Citing testimony that self-insured employers have been able to reduce overall workers' comp costs, California Insurance Commissioner Steve Poizner rejected the Workers' Compensation Insurance Rating Bureau's request for a 23.7 percent increase in the workers' comp cost benchmark, which is used by many insurers to set pure premium rates.

In April, the bureau cited medical costs and the potential impact of three decisions by the state's Workers' Compensation Appeals Board as the reasons for the increase. Many industry experts had forecasted that the decisions in Almaraz v. Environmental Recovery Services, Guzman v. Milpitas Unified School District, and Ogilvie v. City and County of San Francisco would significantly impact the amount of future permanent disability awards in the state. Poizner, however, urged the bureau to withdraw recommendation after the board announced that it would reconsider its en banc decisions. The commissioner also held hearings to garner feedback on the recommended rate increase and the rise in medical costs.

Poizner said that an increase in the cost benchmark usually leads to rising premiums, with small businesses and their employees feeling the brunt of cost increases.

"My response to this requested record increase by workers' comp insurance companies is this -- no," he said. "I will not include avoidable costs in the benchmark. Because of the faltering economy, record unemployment levels, and objections to the proposed increase from employers, I have focused on whether insurers and other parties in the workers' comp system are exhausting every available avenue to control costs before granting any increase to the benchmark."

Poizner said that while self-insured employers face the same medical inflation and other cost drivers challenging the rest of the industry, they have cut costs in other areas that have resulted in a net decrease in overall workers' comp costs. Testimony from the hearings, he said, indicated that insurers were not realizing efficiencies to bring down the costs in the system. Poizner cited insurers' failure to achieve a balance between cost and benefit with medical provider networks and utilization review, and a lack of effective communication with medical providers.

"The evidence presented at a Department of Insurance investigatory hearing provided a dramatic demonstration of the failure of insurers to adequately utilize the cost containment tools given to them by the Legislature, thereby allowing unnecessary costs to creep into the workers' compensation system," he said.

Comp system improvements. As a result of the hearings, Poizner released an outline for areas where the workers' comp system could achieve further efficiencies. He said he expects the industry to implement many of these changes before he will consider a positive rate change to the benchmark. Among the highlights of the 27 recommendations, Poizner said the comp system must:
· Ensure that all insurers implement pharmacy networks.
· Implement regulations regarding physician dispensing of pharmaceuticals. Legislation may be necessary to deal with this, he said.
· Require the prescribing and/or dispensing of generic drug equivalents.
· Examine the utilization review process. Poizner said utilization review needs some utilization review of itself. "If a majority of medical requests are going to utilization review and are approved, it is not effective," he said. "Utilization review, as it was intended for health care, was for the outlier circumstance."
· Require billing and payment at fee schedule.
· Require the state's Division of Workers' Compensation to update the fee schedule immediately.

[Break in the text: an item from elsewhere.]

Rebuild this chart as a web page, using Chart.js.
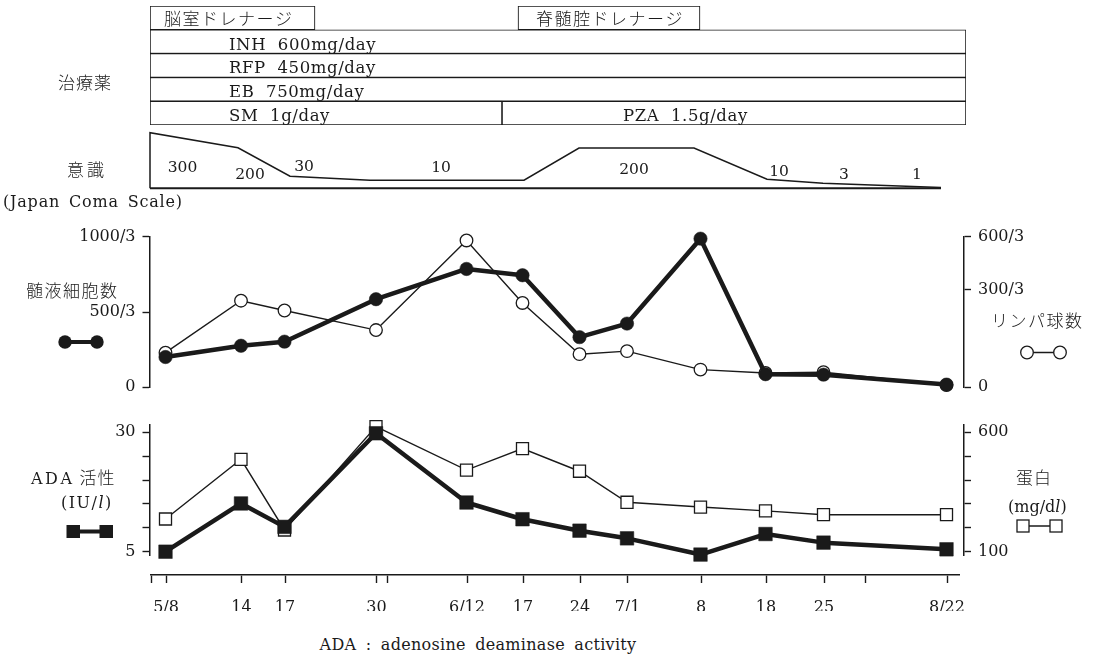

The division, he said, must continue to update the fee schedule as an ongoing process.
· Implement regulations for electronic billing. Poizner said a standard medical bill form also needs to be created.

Poizner also announced the creation of the Workers' Compensation Costs Advisory Group. This group, which will be comprised of a cross-section of all participants in the workers' comp system, will meet on a regular basis. The purpose of the group, he said, is to keep his office informed of the key cost drivers in the system and to make ongoing recommendations to deal with them.